The thread connecting every conversation: stop asking permission to act, and double down on the one thing that is already working.
The biggest barrier is not resources or time — it is the self-doubt disguised as a reasonable excuse.
Whatnot and doubling down on what works
- Cookie company doing $10K/month after 40 hours/week of live shows on Whatnot.
- The constraint is not demand — it is labour. One operator can not run 40+ weekly hours alone.
- Hire a local person to run the Whatnot shows in person, even if not remotely.
- The goal is 100+ hours/week of live selling, not a side channel, not farmers markets.
- Corporate gifts and LinkedIn are distractions. Whatnot is the entire business until it hits $1M/month.
AI is not optional
- AI is the internet of this decade. Businesses that dismissed websites in the early 2000s made the same mistake.
- Not adopting AI means leaving profit and growth on the table, not just falling behind.
Starting content when you feel behind
- Feeling behind or in a midlife crisis is not a reason to delay — it is a reason to start.
- Transitioning out of client work is a slow burn: grow your own revenue until you can drop clients one by one.
- The real ask behind most questions is permission.
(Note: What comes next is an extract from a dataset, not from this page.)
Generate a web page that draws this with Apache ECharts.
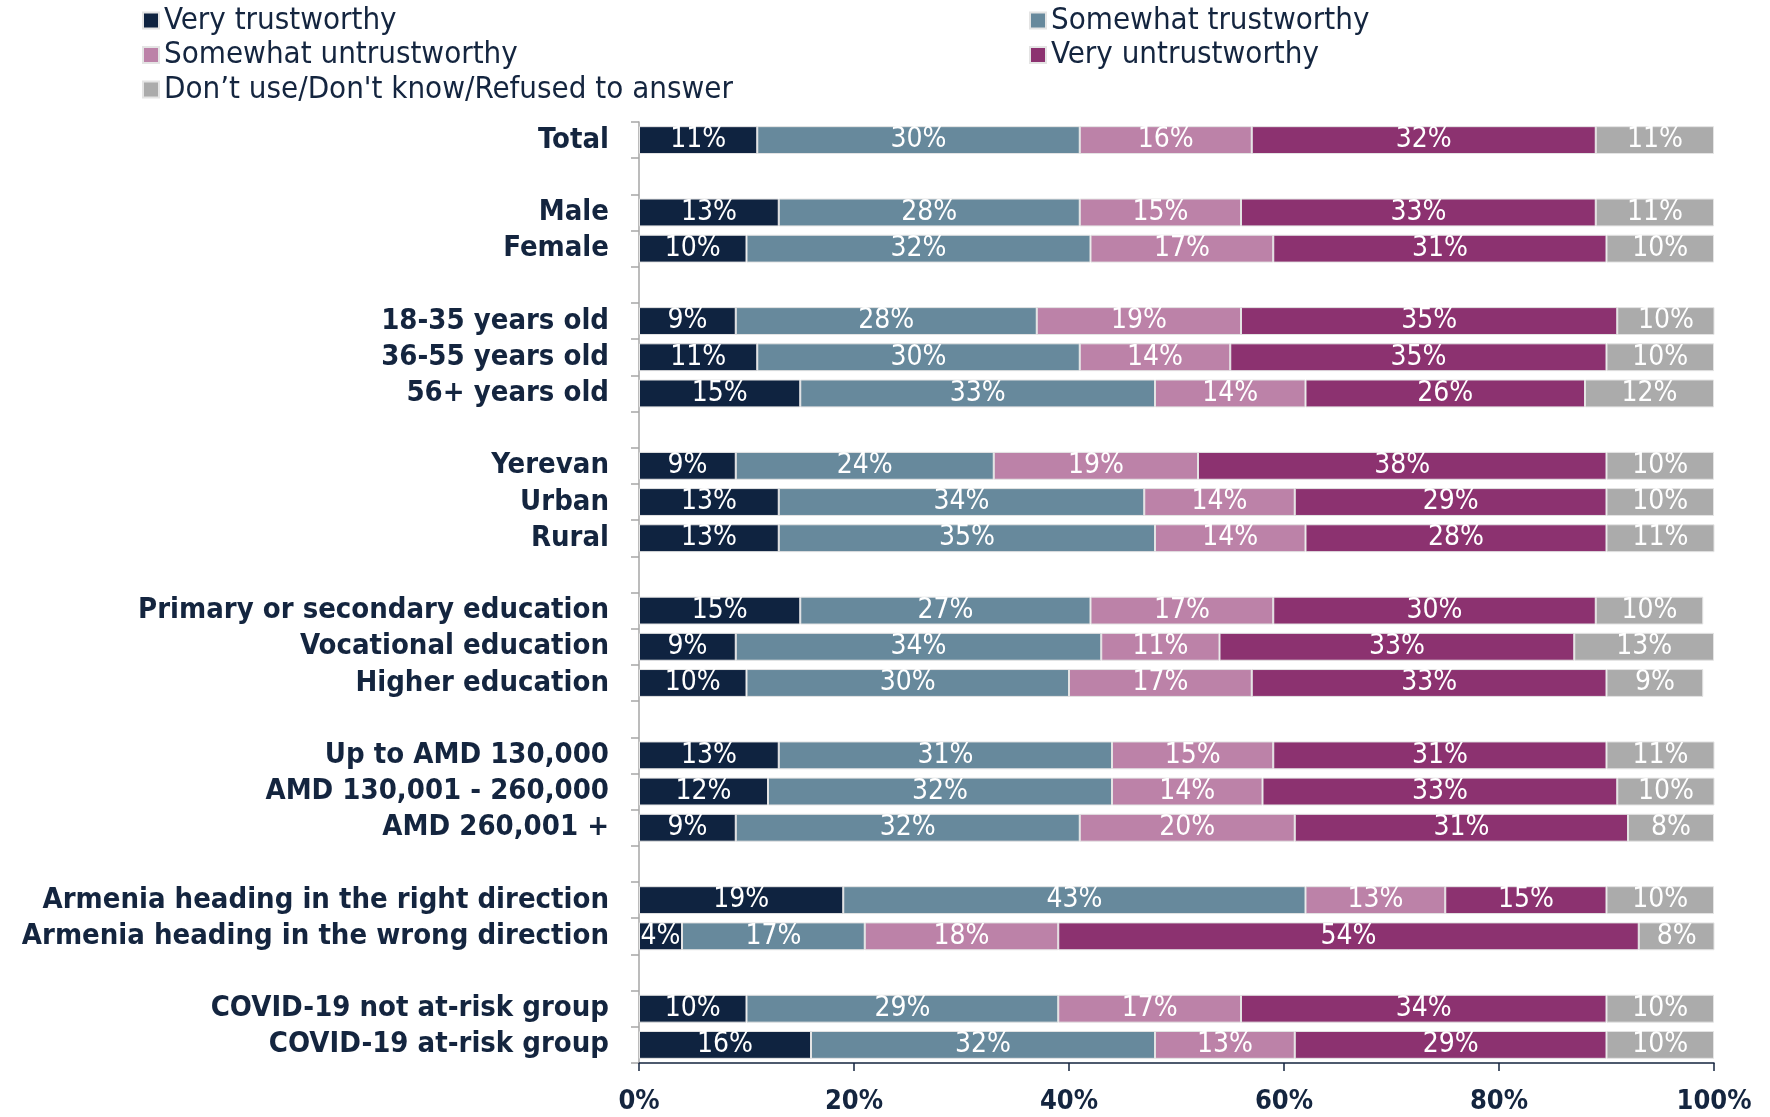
<!DOCTYPE html>
<html>
<head>
<meta charset="utf-8">
<script src="https://cdn.jsdelivr.net/npm/echarts@6/dist/echarts.min.js"></script>
<style>
  html, body { margin: 0; padding: 0; background: #fff; }
  #chart { width: 1770px; height: 1117px; }
</style>
</head>
<body>
<div id="chart"></div>
<script>
// Row labels, top to bottom; blank strings are spacer rows between groups
const categories = [
  'Total', ' ',
  'Male', 'Female', '  ',
  '18-35 years old', '36-55 years old', '56+ years old', '   ',
  'Yerevan', 'Urban', 'Rural', '    ',
  'Primary or secondary education', 'Vocational education', 'Higher education', '     ',
  'Up to AMD 130,000', 'AMD 130,001 - 260,000', 'AMD 260,001 +', '      ',
  'Armenia heading in the right direction', 'Armenia heading in the wrong direction', '       ',
  'COVID-19 not at-risk group', 'COVID-19 at-risk group'
];

const seriesNames = [
  'Very trustworthy',
  'Somewhat trustworthy',
  'Somewhat untrustworthy',
  'Very untrustworthy',
  'Don\u2019t use/Don\'t know/Refused to answer'
];

// Percent of respondents per row (null = spacer row)
const veryTrustworthy = [11, null, 13, 10, null, 9, 11, 15, null, 9, 13, 13, null, 15, 9, 10, null, 13, 12, 9, null, 19, 4, null, 10, 16];
const somewhatTrustworthy = [30, null, 28, 32, null, 28, 30, 33, null, 24, 34, 35, null, 27, 34, 30, null, 31, 32, 32, null, 43, 17, null, 29, 32];
const somewhatUntrustworthy = [16, null, 15, 17, null, 19, 14, 14, null, 19, 14, 14, null, 17, 11, 17, null, 15, 14, 20, null, 13, 18, null, 17, 13];
const veryUntrustworthy = [32, null, 33, 31, null, 35, 35, 26, null, 38, 29, 28, null, 30, 33, 33, null, 31, 33, 31, null, 15, 54, null, 34, 29];
const dontKnow = [11, null, 11, 10, null, 10, 10, 12, null, 10, 10, 11, null, 10, 13, 9, null, 11, 10, 8, null, 10, 8, null, 10, 10];

const xTicks = [0, 20, 40, 60, 80, 100];

const colors = ['#0f2340', '#67899c', '#bc82a8', '#8c3270', '#ababab'];
const values = [veryTrustworthy, somewhatTrustworthy, somewhatUntrustworthy, veryUntrustworthy, dontKnow];

const FONT = '"DejaVu Sans Condensed", "DejaVu Sans", sans-serif';
const NAVY = '#14253f';

const chart = echarts.init(document.getElementById('chart'), null, { renderer: 'canvas' });

const legendText = { fontFamily: FONT, fontSize: 31, color: NAVY, lineHeight: 31 };

chart.setOption({
  animation: false,
  backgroundColor: '#ffffff',
  color: colors,
  legend: [
    {
      orient: 'vertical', left: 142, top: 5, padding: 0, itemGap: 3.5,
      itemWidth: 16, itemHeight: 16, icon: 'rect',
      textStyle: legendText,
      data: [seriesNames[0], seriesNames[2], seriesNames[4]]
    },
    {
      orient: 'vertical', left: 1029, top: 5, padding: 0, itemGap: 3.5,
      itemWidth: 16, itemHeight: 16, icon: 'rect',
      textStyle: legendText,
      data: [seriesNames[1], seriesNames[3]]
    }
  ],
  grid: { left: 639, right: 56, top: 122, bottom: 54, containLabel: false },
  xAxis: {
    type: 'value', min: 0, max: 100, interval: 20,
    splitLine: { show: false },
    axisLine: { show: true, lineStyle: { color: NAVY, width: 1.5 } },
    axisTick: { show: true, length: 8, lineStyle: { color: NAVY, width: 1.5 } },
    axisLabel: {
      margin: 25, fontFamily: FONT, fontWeight: 'bold', fontSize: 27, color: NAVY,
      formatter: v => (xTicks.indexOf(v) >= 0 ? v + '%' : '')
    }
  },
  yAxis: {
    type: 'category', inverse: true, data: categories,
    axisLine: { show: true, lineStyle: { color: '#a6a6a6', width: 1.5 } },
    axisTick: { show: true, length: 8, interval: 0, alignWithLabel: false, lineStyle: { color: '#a6a6a6', width: 1.5 } },
    axisLabel: {
      interval: 0, margin: 30, fontFamily: FONT, fontWeight: 'bold', fontSize: 29, color: NAVY
    }
  },
  series: seriesNames.map((name, i) => ({
    name: name,
    type: 'bar',
    stack: 'share',
    barWidth: '77%',
    data: values[i],
    itemStyle: { color: colors[i], borderColor: '#e4e4e4', borderWidth: 1 },
    label: {
      show: true, position: 'inside', color: '#ffffff',
      fontFamily: FONT, fontSize: 28,
      formatter: p => (p.value == null ? '' : p.value + '%')
    }
  }))
});
</script>
</body>
</html>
It is not needed.
- Confidence is the capacity to not care about other people's judgment. Everyone is flawed; failure is allowed.
- Walk away from relationships — personal or professional — where someone repeatedly threatens to leave but doesn't.
Making content when you have a powerful story
- A story of losing 185 pounds with no surgery, going from high school dropout to a master's degree, is a rare asset.
- Communicating a hard-won achievement is not boasting — it is proof that motivates others.
- "Everyone's already doing it" is an excuse rooted in self-interest, not a desire to help.
- If the goal is actually to help, one view from the right person justifies starting today.
- First video: tell the story in full, end with one lesson, say "see you tomorrow."
- Resource: garyv.com/attention — a 44-page deck on getting views on social media.
Leaving the family business for music
- The real downside is not failure in music — it is losing the VP seat with no clean path back in.
- Propose a one-year sabbatical, not a permanent departure. Frame it to avoid future resentment.
- Use the four hours a day not spent on music to accelerate the brother's learning curve.
- Pops will be angry but will respect the directness. Eleven years of service earns the ask.
- 18-to-30 is the only window where humble living is socially acceptable and risk is reversible.
On taking risks young and ignoring lack of experience
- Most great companies were started by founders with no prior experience in that domain.
- Investors will say no 99% of the time regardless; lack of experience is just one of many reasons.
- The right response to "you don't have experience" from someone not living the life you want: ignore it.
- Risk tolerance and humility about lifestyle costs are the real assets at age 18-30.
- Once children arrive, the window to chase dreams changes fundamentally — act before then.